Les Palestiniens devront alors abandonner le droit au retour,
accepter la réinsertion des réfugiés à l’extérieur de la
Palestine ou en Cisjordanie ou dans la bande de Gaza. Les résultats
de l’enquête de TSC montrent que même ces concessions sont
trop éloignées de l’opinion publique israélienne. (6)

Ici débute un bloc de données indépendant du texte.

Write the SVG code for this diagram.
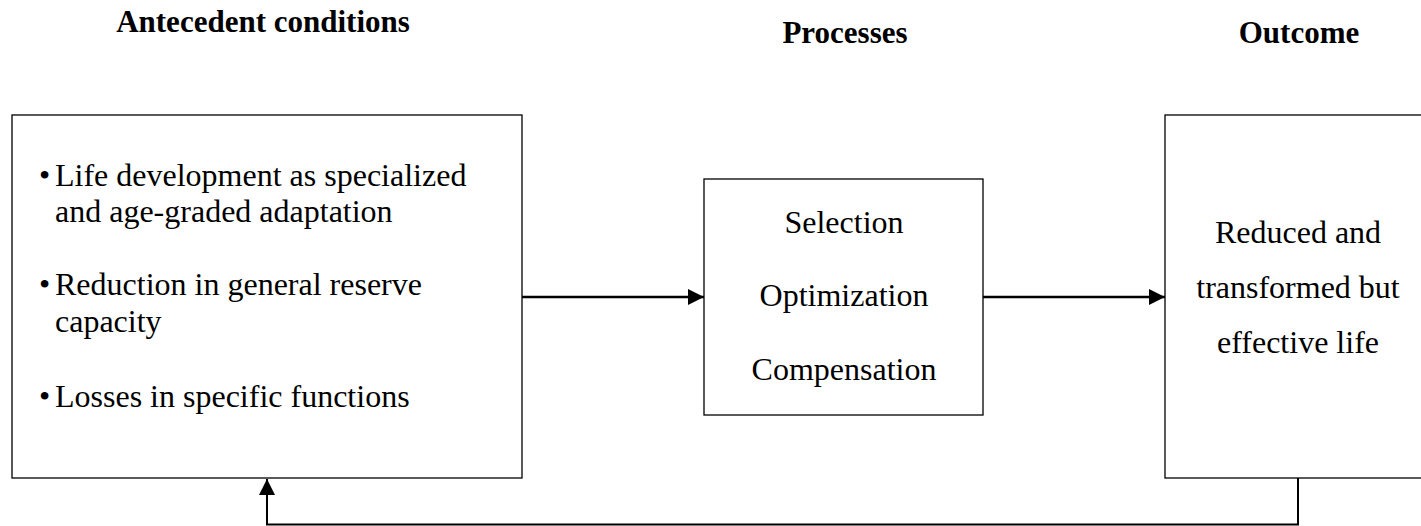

Cette proposition sera rejetée par l’opinion
publique et les forces politiques palestiniennes, y compris le
Fatah, et ne pourrait être imposée à la société palestinienne
que par la force.
Les sondages d’opinion montrent qu’Israéliens
et Palestiniens n’ont plus confiance dans une résolution de
paix basée sur la formule à « deux Etats ». De plus,
cette formule, dans ses différentes interprétations, est au cœur
de l’impasse actuelle. Qui plus est, la conférence convoquée
par les Etats-Unis ne pourra pas sortir de cette impasse car cette
conférence va essayer de dicter une interprétation spécifique
de la signification de deux Etats.
Le temps des négociations bilatérales est passé
et avec lui a disparu l’idée d’une solution à « deux
Etats ». La seule possibilité est de remplacer les négociations
basées sur cette formule par des accords multilatéraux.
Aujourd’hui, le seul cadre multilatéral est
celui proposé par la Ligue arabe, lequel comprend des négociations
multilatérales entre Israël et les membres de la Ligue où, une
fois achevées, Israël signerait des accords de paix et serait
reconnu par tous les Etats de la Ligue, en échange d’un retour
complet à ses frontières du 4 juin 1967 et d’une solution à
la question des réfugiés palestiniens. Autrement, des
discussions multilatérales peuvent aussi se tenir dans le cadre
des Nations unies en vertu des stipulations du droit international
et des résolutions concernées des Nations unies.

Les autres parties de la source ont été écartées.